Mówiąc tak, tworzysz podwaliny dla czegoś, co psychologowie nazywają więzią lękową. Dziecko zacznie źle reagować na rozstania („Zostałem z babcią, a mama przypomni sobie, że byłem niegrzeczny i po mnie nie wróci”), nie chce samo spać, staje się lękliwe. Jeśli malec wyprowadził cię z równowagi, powiedz lepiej: „Jestem zmęczona i zdenerwowana, bo tyle razy musiałam zwracać ci uwagę. Dlatego teraz odpocznę, zamiast poczytać ci książeczkę”.
„Jaka to bałaganiara /fajtłapa/ciemięga!”

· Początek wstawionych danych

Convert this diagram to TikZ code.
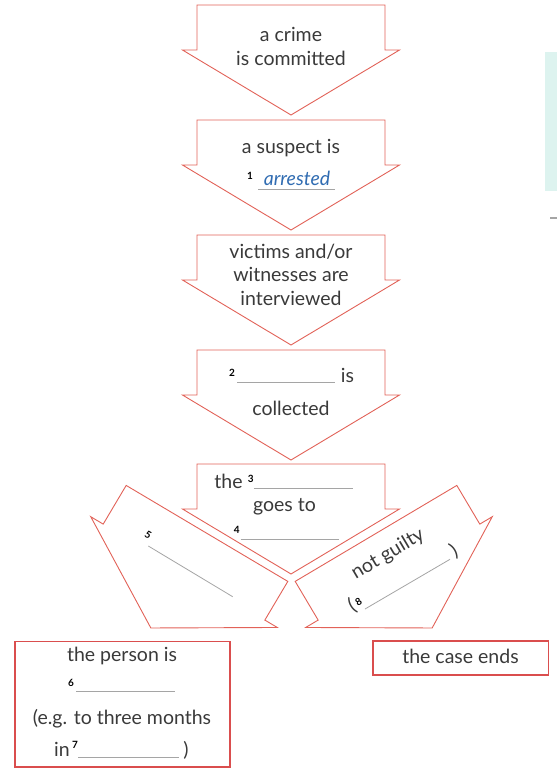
\documentclass[tikz,border=0pt]{standalone}
\usepackage{fontspec}
\setmainfont{Lato}
\definecolor{arrowred}{RGB}{226,98,88}
\definecolor{boxred}{RGB}{218,78,78}
\definecolor{txtgray}{RGB}{58,58,58}
\definecolor{blankgray}{RGB}{165,165,165}
\definecolor{inkblue}{RGB}{48,108,178}
\definecolor{mint}{RGB}{221,243,239}
\tikzset{
  flow/.style={draw=arrowred,line width=0.9pt,fill=white,line join=miter},
  endbox/.style={draw=boxred,line width=1.1pt},
  lbl/.style={text=txtgray,font=\fontsize{19.5}{24}\selectfont,inner sep=0pt,anchor=base},
  num/.style={font=\fontsize{10}{10}\selectfont\bfseries,inner sep=0pt},
  blank/.style={draw=blankgray,line width=0.8pt},
  pics/downarrow/.style={code={
    \draw[flow] (-94,0) -- (94,0) -- (94,45) -- (108.5,45) -- (0,110)
      -- (-108.5,45) -- (-94,45) -- cycle;}}
}
\begin{document}
\begin{tikzpicture}[x=1pt,y=-1pt]
\useasboundingbox (0,0) rectangle (557,769);
% page edge bits
\fill[mint] (545,52) rectangle (557,191);
\draw[blankgray,line width=1.2pt] (550,218) -- (557,218);
% the five downward arrows
\pic at (291,5) {downarrow};
\pic at (291,120) {downarrow};
\pic at (291,235) {downarrow};
\pic at (291,350) {downarrow};
\pic at (291,464) {downarrow};
% the two tilted arrows
\pic[rotate=-30.7] at (207,533.4) {downarrow};
\pic[rotate=30.7] at (376,533.4) {downarrow};
% arrow 1
\node[lbl] (crime) at (291,41.7) {a crime};
\node[lbl] (committed) at (291,65) {is committed};
% arrow 2
\node[lbl] (suspect) at (291,153.3) {a suspect is};
\node[lbl,text=inkblue,font=\fontsize{19.5}{24}\selectfont\itshape] (arrested) at (297,185) {arrested};
\node[num] (n1) at (250,175.5) {1};
\draw[blank] (258,189.5) -- (335,189.5);
% arrow 3
\node[lbl] (victims) at (291,258.3) {victims and/or};
\node[lbl] (witnesses) at (291,281.7) {witnesses are};
\node[lbl] (interviewed) at (291,305) {interviewed};
% arrow 4
\node[num] (n2) at (232,373.3) {2};
\draw[blank] (237,382.7) -- (335,382.7);
\node[lbl] (is2) at (347.5,382.7) {is};
\node[lbl] (collected) at (291,415) {collected};
% arrow 5
\node[lbl] (the3) at (228.5,488.3) {the};
\node[num] (n3) at (250.7,479.3) {3};
\draw[blank] (254,488.3) -- (353.3,488.3);
\node[lbl] (goes) at (284.5,511.7) {goes to};
\node[num] (n4) at (236.7,530) {4};
\draw[blank] (240.7,539) -- (339.3,539);
% left tilted arrow
\node[num,rotate=-30.7] (n5) at (148.3,535) {5};
\draw[blank] (148.3,546) -- (232.7,596.7);
% right tilted arrow
\node[lbl,anchor=center,rotate=30.7] (notguilty) at (388,554.3) {not guilty};
\node[lbl,anchor=center,rotate=30.7] (lpar) at (352,606) {(};
\node[num,rotate=30.7] (n8) at (358.5,601.5) {8};
\draw[blank] (365,609) -- (450,559.3);
\node[lbl,anchor=center,rotate=30.7] (rpar) at (454,550.7) {)};
% result boxes
\draw[endbox] (15,641.5) rectangle (230,767);
\node[lbl] (person) at (122,661.7) {the person is};
\node[num] (n6) at (71,683.3) {6};
\draw[blank] (76,691.7) -- (175,691.7);
\node[lbl] (eg) at (122,724) {(e.g. to three months};
\node[lbl,anchor=base west] (in7) at (54,756.5) {in};
\node[num] (n7) at (75,745) {7};
\draw[blank] (78,757.7) -- (179,757.7);
\node[lbl] (rpar7) at (186,756.5) {)};
\draw[endbox] (373,641) rectangle (548.5,675);
\node[lbl] (ends) at (460.5,663.3) {the case ends};
\end{tikzpicture}
\end{document}
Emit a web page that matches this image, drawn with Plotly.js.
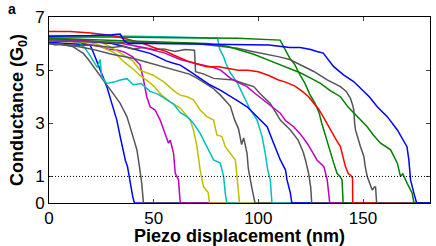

Te słowa przylepiają się jak etykiety. Dziecko słyszy je i zapamiętuje, a wkrótce samo o sobie zaczyna tak myśleć: „Ech, bo ze mnie taka gapa/ ofiara/ byle co”. Otoczenie, które początkowo wcale źle o dzieciaku nie myślało, z czasem zaczyna go postrzegać przez pryzmat etykiety. Malec przestanie się też starać, bo nie warto, skoro i tak jest kiepski („Mama tak mówi, więc tak jest”). Zaszkodzić mogą dziecku także pozytywne określenia, których często używasz w stosunku do niego. Powtarzając np: „Ależ z ciebie opiekuńcza siostrzyczka!” zmuszasz córkę do odgrywania roli, w której nie zawsze dobrze się czuje. Ale będzie próbowało sprostać wymaganiom ukochanej mamy, a wtedy nawet błaha porażka („Brat nabił sobie guza, bo się zagapiłam”) sprawi, że córka pomyśli nie raz: „Jestem do niczego”. Skup się więc na tym, co robi twoja pociecha, a nie na tym, jaka jest („Narysowałaś bratu superauto. Brawo!”).
„Ależ z ciebie beksa/ maruda/tchórz”
Wyśmiewanie nikomu jeszcze w niczym nie pomogło. Jeśli tak mówisz, to zapewne próbujesz przełamać lęki dziecka i zmotywować je do działania, ale zamiast tego pogłębiasz jego słabości. Zawstydzane, stanie się odludkiem, a w kontaktach z innymi dziećmi (jego zdaniem, bardziej odważnymi) zacznie być agresywne. Aby pomóc przezwyciężyć dziecięce lęki, trzeba być tuż obok w trudnych sytuacjach.
„Ola sama się ubiera/ siusia do nocnika – a ty?”
Porównywanie z innymi dziećmi zwiększa tylko w dziecku potrzebę rywalizacji oraz walki o uznanie w oczach mamy. Jeśli chcesz zmotywować je do opanowania nowych umiejętności, powiedz raczej: „Twoje rączki budują takie wysokie wieże z klocków! Na pewno świetnie poradzą sobie także ze sztućcami i sznurowadłami”.